> **EXERCISE GOAL**
Quote the data exactly, first line to the line containing "const yMinor = [-4.9, -4.7, -4.5, -4.3, -4.1, -3.9];", with no pictures.

> **PROVIDED MATERIAL**
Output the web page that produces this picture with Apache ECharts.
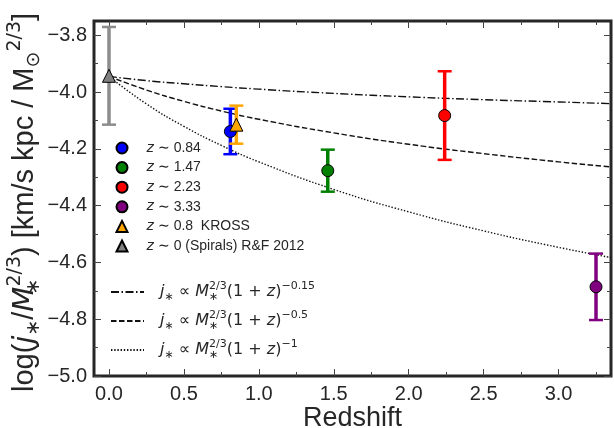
<!DOCTYPE html>
<html><head><meta charset="utf-8">
<script src="https://cdn.jsdelivr.net/npm/echarts@6/dist/echarts.min.js"></script>
<style>html,body{margin:0;padding:0;background:#fff}#c{width:614px;height:428px}</style>
</head><body><div id="c"></div>
<script>
// ---- data ----
const sampleLabels = ['0.84', '1.47', '2.23', '3.33', '0.8  KROSS', '0 (Spirals) R&F 2012'];
const sampleZ = [0.81, 1.46, 2.24, 3.25, 0.85, 0.0];
const sampleLogJ = [-4.139, -4.277, -4.083, -4.686, -4.115, -3.943];
const sampleErr = [0.080, 0.074, 0.156, 0.117, 0.067, 0.172];
const sampleColors = ['#0000ff', '#008000', '#ff0000', '#800080', '#ffa500', '#808080'];
const barColors = ['#0000ff', '#008000', '#ff0000', '#800080', '#ffa500', '#8c8c8c'];
const sampleSymbols = ['circle', 'circle', 'circle', 'circle', 'triangle', 'triangle'];

const modelZ = [0, 0.25, 0.5, 0.75, 1.0, 1.5, 2.0, 2.5, 3.0, 3.35];
const modelP015 = [-3.945, -3.960, -3.971, -3.981, -3.990, -4.005, -4.017, -4.027, -4.035, -4.041];
const modelP05 = [-3.945, -3.993, -4.033, -4.067, -4.096, -4.144, -4.184, -4.217, -4.246, -4.264];
const modelP1 = [-3.945, -4.042, -4.121, -4.188, -4.246, -4.343, -4.422, -4.489, -4.547, -4.583];
const modelNames = ['n015', 'n05', 'n1'];
const modelExps = ['−0.15', '−0.5', '−1'];

const xTicks = [0, 0.5, 1.0, 1.5, 2.0, 2.5, 3.0];
const xMinor = [0.25, 0.75, 1.25, 1.75, 2.25, 2.75, 3.25];
const yTicks = [-5.0, -4.8, -4.6, -4.4, -4.2, -4.0, -3.8];
const yMinor = [-4.9, -4.7, -4.5, -4.3, -4.1, -3.9];

const X_MIN = -0.1, X_MAX = 3.35, Y_MIN = -5.0, Y_MAX = -3.75;
const INK = '#262626';

// ---- build ----
const series = [];
const modelData = [modelP015, modelP05, modelP1];
const dashes = [[8, 2.5, 1.5, 2.5], [5.5, 2.5], [1.4, 1.8]];
modelData.forEach((arr, k) => {
  series.push({
    name: modelNames[k], type: 'line', xAxisIndex: 0, yAxisIndex: 0,
    data: modelZ.map((z, i) => [z, arr[i]]), smooth: true, symbol: 'none', showSymbol: false,
    itemStyle: { color: '#111' },
    lineStyle: { color: '#111', width: 1.4, type: dashes[k] }, z: 1, silent: true
  });
});
sampleZ.forEach((z, i) => {
  const col = barColors[i];
  series.push({
    type: 'custom', xAxisIndex: 0, yAxisIndex: 0, z: 2, silent: true,
    data: [[z, sampleLogJ[i], sampleLogJ[i] - sampleErr[i], sampleLogJ[i] + sampleErr[i]]],
    renderItem: function (params, api) {
      const x = api.value(0);
      const p1 = api.coord([x, api.value(3)]);
      const p2 = api.coord([x, api.value(2)]);
      const cw = 7;
      return { type: 'group', children: [
        { type: 'line', shape: { x1: p1[0], y1: p1[1], x2: p2[0], y2: p2[1] }, style: { stroke: col, lineWidth: 3.5 } },
        { type: 'line', shape: { x1: p1[0] - cw, y1: p1[1], x2: p1[0] + cw, y2: p1[1] }, style: { stroke: col, lineWidth: 2.5 } },
        { type: 'line', shape: { x1: p2[0] - cw, y1: p2[1], x2: p2[0] + cw, y2: p2[1] }, style: { stroke: col, lineWidth: 2.5 } }
      ]};
    }
  });
});
sampleZ.forEach((z, i) => {
  series.push({
    name: 'z ∼ ' + sampleLabels[i], type: 'scatter', xAxisIndex: 0, yAxisIndex: 0, z: 3,
    symbol: sampleSymbols[i], symbolSize: sampleSymbols[i] === 'circle' ? 12 : 13,
    itemStyle: { color: sampleColors[i], borderColor: '#000', borderWidth: 1, opacity: 1 },
    data: [[z, sampleLogJ[i]]]
  });
});

function xAxisDef(pos, vals, len, labels) {
  return {
    type: 'value', position: pos, min: X_MIN, max: X_MAX,
    axisLine: { show: false, onZero: false }, splitLine: { show: false },
    axisTick: { show: true, inside: true, length: len, customValues: vals, lineStyle: { color: '#444', width: 1 } },
    axisLabel: labels ? { show: true, customValues: vals, margin: 8, fontSize: 20, color: INK, fontFamily: 'Liberation Sans, Arial',
      formatter: v => v.toFixed(1) } : { show: false }
  };
}
function yAxisDef(pos, vals, len, labels) {
  return {
    type: 'value', position: pos, min: Y_MIN, max: Y_MAX,
    axisLine: { show: false, onZero: false }, splitLine: { show: false },
    axisTick: { show: true, inside: true, length: len, customValues: vals, lineStyle: { color: '#444', width: 1 } },
    axisLabel: labels ? { show: true, customValues: vals, margin: 7, fontSize: 20, color: INK, fontFamily: 'Liberation Sans, Arial',
      formatter: v => v.toFixed(1).replace('-', '−') } : { show: false }
  };
}

const xA0 = xAxisDef('bottom', xTicks, 7, true);
xA0.name = 'Redshift'; xA0.nameLocation = 'middle'; xA0.nameGap = 29; xA0.nameMoveOverlap = false;
xA0.nameTextStyle = { fontSize: 27, color: INK, fontFamily: 'Liberation Sans, Arial' };
const yA0 = yAxisDef('left', yTicks, 7, true);
yA0.name = '{t|log(}{i|j}{sb|∗}{t|/}{i|M}{sz|∗}{sp|2/3}{t|) [km/s kpc / M}{sb|⊙}{sp|2/3}{t|]}';
yA0.nameLocation = 'middle'; yA0.nameGap = 50; yA0.nameMoveOverlap = false;
const mathFont = 'DejaVu Sans';
yA0.nameTextStyle = { fontSize: 29, color: INK, padding: [0, 8, 0, 0], rich: {
  t: { fontSize: 29, lineHeight: 38, color: INK, fontFamily: 'Liberation Sans, Arial' },
  i: { fontSize: 29, lineHeight: 38, color: INK, fontFamily: mathFont, fontStyle: 'italic' },
  sb: { fontSize: 19, lineHeight: 19, color: INK, fontFamily: mathFont, verticalAlign: 'bottom' },
  sz: { fontSize: 19, lineHeight: 19, width: 0, align: 'left', color: INK, fontFamily: mathFont, verticalAlign: 'bottom' },
  sp: { fontSize: 19, lineHeight: 19, color: INK, fontFamily: mathFont, verticalAlign: 'top' }
}};

const legRich = {
  t: { fontSize: 14, lineHeight: 16, color: INK, fontFamily: 'Liberation Sans, Arial' },
  i: { fontSize: 14, lineHeight: 16, color: INK, fontFamily: mathFont, fontStyle: 'italic' }
};
const legRich2 = {
  t: { fontSize: 16, lineHeight: 22, color: INK, fontFamily: mathFont },
  i: { fontSize: 16, lineHeight: 22, color: INK, fontFamily: mathFont, fontStyle: 'italic' },
  sb: { fontSize: 11, lineHeight: 11, color: INK, fontFamily: mathFont, verticalAlign: 'bottom' },
  sz: { fontSize: 11, lineHeight: 11, width: 0, align: 'left', color: INK, fontFamily: mathFont, verticalAlign: 'bottom' },
  sp: { fontSize: 11, lineHeight: 11, color: INK, fontFamily: mathFont, verticalAlign: 'top' }
};

const option = {
  animation: false,
  backgroundColor: '#ffffff',
  grid: { left: 94, top: 21, right: 3, bottom: 52, show: true, borderColor: INK, borderWidth: 3,
    backgroundColor: 'transparent', containLabel: false, outerBoundsMode: 'none' },
  xAxis: [xA0, xAxisDef('bottom', xMinor, 4, false), xAxisDef('top', xTicks, 7, false), xAxisDef('top', xMinor, 4, false)],
  yAxis: [yA0, yAxisDef('left', yMinor, 4, false), yAxisDef('right', yTicks, 7, false), yAxisDef('right', yMinor, 4, false)],
  legend: [
    { orient: 'vertical', left: 115.5, top: 141, padding: 0, itemGap: 5.6, itemWidth: 11, itemHeight: 11,
      data: sampleLabels.map(l => 'z ∼ ' + l),
      textStyle: { padding: [0, 0, 0, 14], rich: legRich },
      formatter: n => '{i|z}{t| ∼ ' + n.slice(4) + '}' },
    { orient: 'vertical', left: 110, top: 281, padding: 0, itemGap: 7, itemWidth: 33, itemHeight: 10,
      data: modelNames.map(n => ({ name: n, itemStyle: { opacity: 0 } })),
      itemStyle: { opacity: 0, borderWidth: 0 },
      textStyle: { padding: [0, 0, 0, 11], rich: legRich2 },
      formatter: n => '{i|j}{sb|∗}{t| ∝ }{i|M}{sz|∗}{sp|2/3}{t|(1 + }{i|z}{t|)}{sp|' + modelExps[modelNames.indexOf(n)] + '}' }
  ],
  series: series
};
const chart = echarts.init(document.getElementById('c'), null, { renderer: 'canvas' });
chart.setOption(option);
</script>
</body></html>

> **WRITTEN REPLY**
Output the web page that produces this picture with Apache ECharts.
<!DOCTYPE html>
<html><head><meta charset="utf-8">
<script src="https://cdn.jsdelivr.net/npm/echarts@6/dist/echarts.min.js"></script>
<style>html,body{margin:0;padding:0;background:#fff}#c{width:614px;height:428px}</style>
</head><body><div id="c"></div>
<script>
// ---- data ----
const sampleLabels = ['0.84', '1.47', '2.23', '3.33', '0.8  KROSS', '0 (Spirals) R&F 2012'];
const sampleZ = [0.81, 1.46, 2.24, 3.25, 0.85, 0.0];
const sampleLogJ = [-4.139, -4.277, -4.083, -4.686, -4.115, -3.943];
const sampleErr = [0.080, 0.074, 0.156, 0.117, 0.067, 0.172];
const sampleColors = ['#0000ff', '#008000', '#ff0000', '#800080', '#ffa500', '#808080'];
const barColors = ['#0000ff', '#008000', '#ff0000', '#800080', '#ffa500', '#8c8c8c'];
const sampleSymbols = ['circle', 'circle', 'circle', 'circle', 'triangle', 'triangle'];

const modelZ = [0, 0.25, 0.5, 0.75, 1.0, 1.5, 2.0, 2.5, 3.0, 3.35];
const modelP015 = [-3.945, -3.960, -3.971, -3.981, -3.990, -4.005, -4.017, -4.027, -4.035, -4.041];
const modelP05 = [-3.945, -3.993, -4.033, -4.067, -4.096, -4.144, -4.184, -4.217, -4.246, -4.264];
const modelP1 = [-3.945, -4.042, -4.121, -4.188, -4.246, -4.343, -4.422, -4.489, -4.547, -4.583];
const modelNames = ['n015', 'n05', 'n1'];
const modelExps = ['−0.15', '−0.5', '−1'];

const xTicks = [0, 0.5, 1.0, 1.5, 2.0, 2.5, 3.0];
const xMinor = [0.25, 0.75, 1.25, 1.75, 2.25, 2.75, 3.25];
const yTicks = [-5.0, -4.8, -4.6, -4.4, -4.2, -4.0, -3.8];
const yMinor = [-4.9, -4.7, -4.5, -4.3, -4.1, -3.9];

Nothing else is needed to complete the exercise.